Justice and Hope as an organization is building a Safety First System in schools and communities, that looks at existing rules, culture, and systems that are followed. They identify areas of potential risk that may allow a child to be in a situation of vulnerability to sexual predators. Creating secure spaces, installing and monitoring cameras, building a safe environment of trust for a victim to share without personal consequences, etc., are proactive steps that a community, orphanage, or  school can adopt to prevent sexual violence.

Reactive defense is needed with urgency, as the victim needs to be separated from the violence immediately. Intervening in an active crime situation is the only right choice, but it could be a dangerous choice. For example, if a person sees someone being harassed or raped and intervenes, the consequences could possibly extend to endangering their life. What would we choose to do in such a situation? Walk away? God gives courage and wisdom in such times, but loving our neighbour who is being hurt can never be looking the other way; it is instead acting as the good Samaritan and coming to aid.
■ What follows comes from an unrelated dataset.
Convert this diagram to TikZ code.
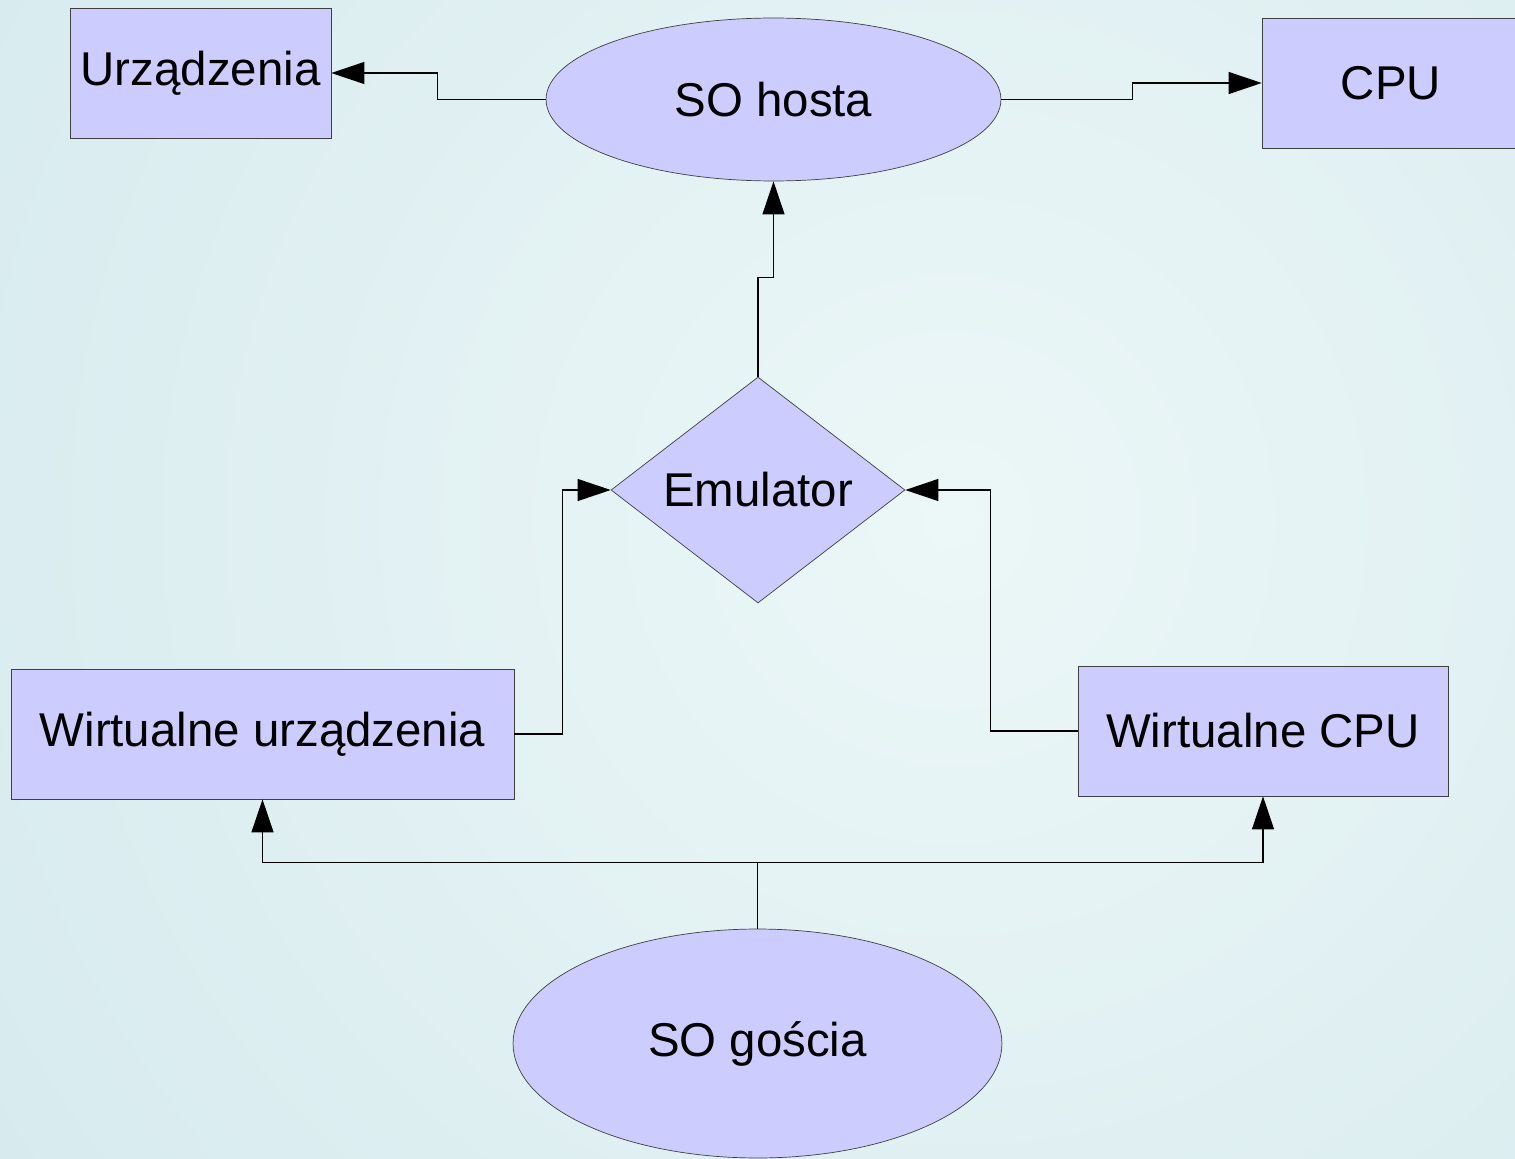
\documentclass[tikz,border=0pt]{standalone}
\usepackage{fontspec}
\setmainfont{Liberation Sans}
\usepackage{tikz}
\usetikzlibrary{arrows.meta, shapes}

\definecolor{boxfill}{RGB}{204,204,255}
\definecolor{bgedge}{RGB}{190,220,228}
\definecolor{bgmid}{RGB}{236,247,247}

\begin{document}
\begin{tikzpicture}[
    x=0.02cm, y=-0.02cm,
    every node/.style={font=\fontsize{27}{32}\selectfont, text=black},
    box/.style={rectangle, draw=black!75, fill=boxfill, inner sep=0pt, minimum height=2.6cm},
    os/.style={ellipse, draw=black!75, fill=boxfill, inner sep=0pt},
    decision/.style={diamond, draw=black!75, fill=boxfill, inner sep=0pt, aspect=1.3,
        minimum width=5.88cm, minimum height=4.52cm},
    conn/.style={draw=black, line width=0.6pt, -{Triangle[length=0.66cm, width=0.44cm]}}
]
% background
\useasboundingbox (0,0) rectangle (1515,1159);
\begin{scope}
    \clip (0,0) rectangle (1515,1159);
    \shade[inner color=bgmid, outer color=bgedge] (950,520) circle (2500);
\end{scope}

% nodes
\node [box, minimum width=5.22cm] (urz) at (200.5,73) {Urządzenia};
\node [os, minimum width=9.1cm, minimum height=3.26cm] (hosta) at (773.5,99.5) {SO hosta};
\node [box, minimum width=5.16cm] (cpu) at (1391,83) {CPU};
\node [decision] (emu) at (758,490) {Emulator};
\node [box, minimum width=10.06cm] (wurz) at (262.5,734) {Wirtualne urządzenia};
\node [box, minimum width=7.4cm] (wcpu) at (1263,731) {Wirtualne CPU};
\node [os, minimum width=9.78cm, minimum height=4.58cm] (gosc) at (757.5,1043.5) {SO gościa};

% connectors
\draw[conn] (hosta.west) -- ++(-108,0) |- (urz.east);
\draw[conn] (hosta.east) -- ++(131,0) |- (cpu.west);
\draw[conn] (emu.north) -- ++(0,-99) -| (hosta.south);
\draw[conn] (wurz.east) -- ++(48,0) |- (emu.west);
\draw[conn] (wcpu.west) -- ++(-87,0) |- (emu.east);
\draw[draw=black, line width=0.6pt] (gosc.north) -- ++(0,-66) coordinate (split);
\draw[conn] (split) -| (wurz.south);
\draw[conn] (split) -| (wcpu.south);
\end{tikzpicture}
\end{document}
BE CAUTIOUS ABOUT THE INTENTION

In the recent cases that held national attention, such as Asifa’s gruesome rape and murder, the case took on the colour of religion and politics. The command to ‘love your neighbour’ has no caste, colour, gender, political or religious affiliation to it. It is very critical in our nation today that we do not allow anyone to divert the criminal atrocity and inhumanity by bringing in hate or division based on prejudice.

We love and defend against manmade injustice because every person is created wonderfully and loved by God. And as we defend, let us be cautious not to adhere or support any personal, political or religious agenda. Let our intention be to protect human rights, bring justice, and to love and restore both the victim and the offender (while holding her/him accountable).

As citizens and fellow human beings, let us remain proactive to build safer communities, reactive in times of injustice to rescue the suffering and remain humane in our intentions as we help restore those who have experienced sexual violence.